Which brings us to the Bronx Bombers. I think a little respect for Joe Torre would not be out of line at this point. People who follow the Yankees complain incessantly about Torre's bullpen management, and his tendency to play favourites. To which, I would point out that people who follow any team closely complain incessantly about their manager's bullpen management and tendency to play favourites. That's what managers do. It will be pointed out that Torre is running a $200 million team, but just because Alex Rodriguez makes twice as much money as Scott Rolen doesn't mean he actually produces twice as much as Scott Rolen. The Yankees have to spend a lot of money because they spend so much of it stupidly, tossing it down black holes like Carl Pavano, where it disappears into a gravity well of nothingness and is never seen again.

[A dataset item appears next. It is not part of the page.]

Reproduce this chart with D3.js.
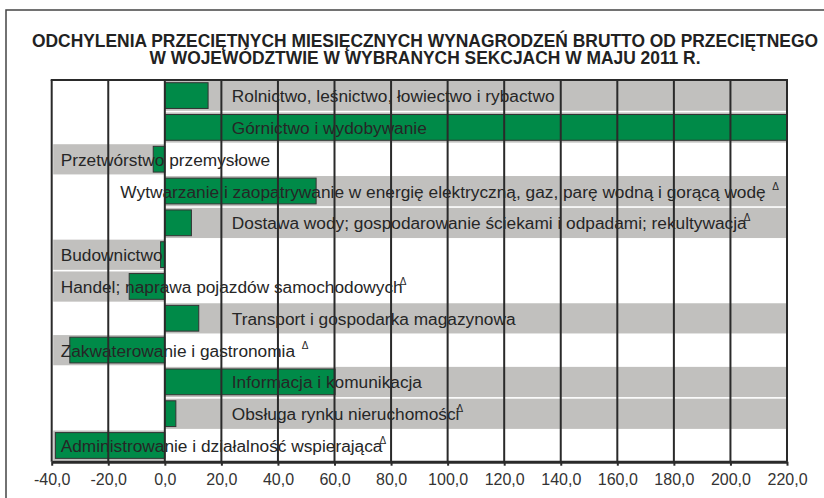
<!DOCTYPE html>
<html>
<head>
<meta charset="utf-8">
<script src="https://cdn.jsdelivr.net/npm/d3@7"></script>
<style>
  body { margin: 0; background: #fff; }
  text { font-family: "Liberation Sans", Arial, sans-serif; }
</style>
</head>
<body>
<svg id="chart" width="824" height="498"></svg>
<script>
var titleLines = [
	"ODCHYLENIA PRZECIĘTNYCH MIESIĘCZNYCH WYNAGRODZEŃ BRUTTO OD PRZECIĘTNEGO",
	"W WOJEWÓDZTWIE W WYBRANYCH SEKCJACH W MAJU 2011 R."
];
var categories = [
	"Rolnictwo, leśnictwo, łowiectwo i rybactwo",
	"Górnictwo i wydobywanie",
	"Przetwórstwo przemysłowe",
	"Wytwarzanie i zaopatrywanie w energię elektryczną, gaz, parę wodną i gorącą wodę  ",
	"Dostawa wody; gospodarowanie ściekami i odpadami; rekultywacja",
	"Budownictwo",
	"Handel; naprawa pojazdów samochodowych",
	"Transport i gospodarka magazynowa",
	"Zakwaterowanie i gastronomia  ",
	"Informacja i komunikacja",
	"Obsługa rynku nieruchomości",
	"Administrowanie i działalność wspierająca"
];
// odchylenie w %
var values = [15.3, 220.0, -4.1, 53.5, 9.4, -1.5, -12.6, 12.0, -33.6, 60.2, 3.9, -38.7];
// znak Δ przy nazwie sekcji
var marks = [false, false, false, true, true, false, true, false, true, false, true, true];
var tickValues = [-40, -20, 0, 20, 40, 60, 80, 100, 120, 140, 160, 180, 200, 220];

function drawChart() {
	var svg = d3.select("#chart");
	var plotLeft = 51.7, plotRight = 787, plotTop = 80, plotBottom = 461.7;

	var x = d3.scaleLinear().domain([-40, 220]).range([plotLeft, plotRight]);
	var y = d3.scaleBand().domain(categories).range([plotTop, plotBottom]);
	var step = y.bandwidth();
	var pl = d3.formatLocale({decimal: ",", thousands: " ", grouping: [3], currency: ["", " zł"], minus: "-"});
	var fmt = pl.format(".1f");

	// outer frame
	svg.append("rect")
		.attr("x", 6).attr("y", 10)
		.attr("width", 830).attr("height", 500)
		.style("fill", "none").style("stroke", "#444").style("stroke-width", 1.5);

	// title, squeezed like the narrow font of the original
	var title = svg.append("g")
		.style("font-weight", "bold").style("font-size", "18px").style("fill", "#222");
	var t1 = title.append("text").attr("x", 425).attr("y", 47).attr("text-anchor", "middle").text(titleLines[0]);
	var t2 = title.append("text").attr("x", 425).attr("y", 64).attr("text-anchor", "middle").text(titleLines[1]);
	var k = 786 / t1.node().getComputedTextLength();
	t2.attr("textLength", t2.node().getComputedTextLength() * k).attr("lengthAdjust", "spacingAndGlyphs");
	t1.attr("textLength", 786).attr("lengthAdjust", "spacingAndGlyphs");

	var rows = svg.append("g").selectAll("g")
		.data(categories.map(function(c, i) { return {name: c, value: values[i], mark: marks[i]}; }))
		.enter().append("g");

	// grey background band, on the side of the value
	rows.append("rect")
		.attr("x", function(d) { return d.value >= 0 ? x(0) : x(-40) + 1.5; })
		.attr("y", function(d) { return y(d.name) + 0.6; })
		.attr("width", function(d) { return d.value >= 0 ? x(220) - x(0) : x(0) - x(-40) - 1.5; })
		.attr("height", step - 1.6)
		.style("fill", "#c1c0be");

	rows.append("rect")
		.attr("x", function(d) { return x(Math.min(0, d.value)); })
		.attr("y", function(d) { return y(d.name) + step * 0.085; })
		.attr("width", function(d) { return Math.abs(x(d.value) - x(0)); })
		.attr("height", step * 0.81)
		.style("fill", "#008a48").style("stroke", "#333").style("stroke-width", 1);

	var labels = rows.append("text")
		.attr("y", function(d) { return y(d.name) + step / 2 + 6.3; })
		.style("font-size", "17.3px").style("fill", "#262626").style("white-space", "pre");
	labels.append("tspan").text(function(d) { return d.name; });
	labels.filter(function(d) { return d.mark; }).append("tspan")
		.attr("dy", -8).attr("dx", -3)
		.style("font-size", "10px")
		.text("Δ");
	labels.attr("x", function(d) {
		if (d.value < 0) return x(-40) + 9;
		var w = this.getComputedTextLength();
		return Math.min(x(0) + 67, plotRight - w - 5);
	});

	// grid
	svg.append("g").selectAll("line")
		.data(tickValues).enter().append("line")
		.attr("x1", function(d) { return x(d); }).attr("x2", function(d) { return x(d); })
		.attr("y1", plotTop).attr("y2", plotBottom)
		.style("stroke", "#2a2a2a").style("stroke-width", 2);
	svg.append("line")
		.attr("x1", plotLeft - 1).attr("x2", plotRight + 1).attr("y1", plotTop).attr("y2", plotTop)
		.style("stroke", "#2a2a2a").style("stroke-width", 2);

	var axis = svg.append("g")
		.attr("transform", "translate(0," + plotBottom + ")")
		.call(d3.axisBottom(x).tickValues(tickValues).tickFormat(fmt).tickSizeInner(4).tickSizeOuter(0).tickPadding(8));
	axis.select(".domain").style("stroke", "#2a2a2a").style("stroke-width", 3);
	axis.selectAll(".tick line").style("stroke", "#2a2a2a").style("stroke-width", 2);
	axis.selectAll(".tick text")
		.style("font-family", "'Liberation Sans', Arial, sans-serif")
		.style("font-size", "16px").style("fill", "#333");
}

drawChart();
</script>
</body>
</html>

Despite all the money they threw around, the Yankees found themselves short of starting pitching. Torre's response to wheel out the three guys he trusted (Mussina, Wang, and Johnson) every fifth day come hell or high water, and plug in whatever arms were lying around as necessary. The Big Unit hasn't been very good, but Mussina and Wang have delivered, and one of the Other Arms - the much-maligned Jaret Wright - actually seems to be asserting himself as the fourth starter (Wright has been better than Johnson, anyway.) The bridge between the starters and Rivera - Farnsworth, Proctor, Myers, Villone - has been adequate. Only three AL teams have given up fewer runs than the Bombers. The Yankees pitching has been a pleasant surprise.

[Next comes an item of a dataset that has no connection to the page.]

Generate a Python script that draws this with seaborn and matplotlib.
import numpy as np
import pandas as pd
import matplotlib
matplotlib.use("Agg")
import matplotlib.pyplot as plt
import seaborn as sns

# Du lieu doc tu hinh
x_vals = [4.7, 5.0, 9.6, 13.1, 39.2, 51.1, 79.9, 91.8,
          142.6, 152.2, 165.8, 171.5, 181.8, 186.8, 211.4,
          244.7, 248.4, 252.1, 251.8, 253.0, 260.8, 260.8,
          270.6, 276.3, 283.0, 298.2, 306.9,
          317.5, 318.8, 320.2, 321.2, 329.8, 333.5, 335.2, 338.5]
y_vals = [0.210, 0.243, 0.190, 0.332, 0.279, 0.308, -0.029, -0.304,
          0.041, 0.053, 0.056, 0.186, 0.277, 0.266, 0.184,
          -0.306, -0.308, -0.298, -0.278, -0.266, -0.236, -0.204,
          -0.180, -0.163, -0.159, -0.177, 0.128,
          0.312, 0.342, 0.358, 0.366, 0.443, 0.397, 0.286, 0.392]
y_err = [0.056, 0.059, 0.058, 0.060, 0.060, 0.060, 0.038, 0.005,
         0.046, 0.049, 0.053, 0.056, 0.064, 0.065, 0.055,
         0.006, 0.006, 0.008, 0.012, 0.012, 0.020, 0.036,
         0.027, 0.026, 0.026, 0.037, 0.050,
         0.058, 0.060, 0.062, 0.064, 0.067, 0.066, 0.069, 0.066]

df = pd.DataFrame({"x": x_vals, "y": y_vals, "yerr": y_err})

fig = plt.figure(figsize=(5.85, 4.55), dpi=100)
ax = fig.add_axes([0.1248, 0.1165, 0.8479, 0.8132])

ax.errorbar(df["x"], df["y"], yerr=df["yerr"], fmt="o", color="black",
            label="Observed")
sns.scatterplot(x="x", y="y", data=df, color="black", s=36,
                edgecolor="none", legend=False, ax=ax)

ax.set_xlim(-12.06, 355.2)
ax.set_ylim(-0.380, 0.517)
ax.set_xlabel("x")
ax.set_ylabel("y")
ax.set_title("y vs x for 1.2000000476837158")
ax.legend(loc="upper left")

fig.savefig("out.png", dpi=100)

The problem is on offense, and everybody knows what happened there - the long-term loss of Sheffield and Matsui. I haven't made a chart in a long time. Let's see if I can still manage...







Sheffield was originally hurt on April 29; Matsui went down two weeks later. Sheffield returned to the lineup briefly, but hasn't played since the end of May. The offense has been in decline ever since. Melky Cabrera is not the solution, Aubrey Huff has already been moved, and when Brian Cashman inquires about Bobby Abreu, the first words out of Pat Gillick's mouth will be "Philip Hughes." The Yanks are reported to be inquiring about Jeromy Burnitz and Craig Wilson.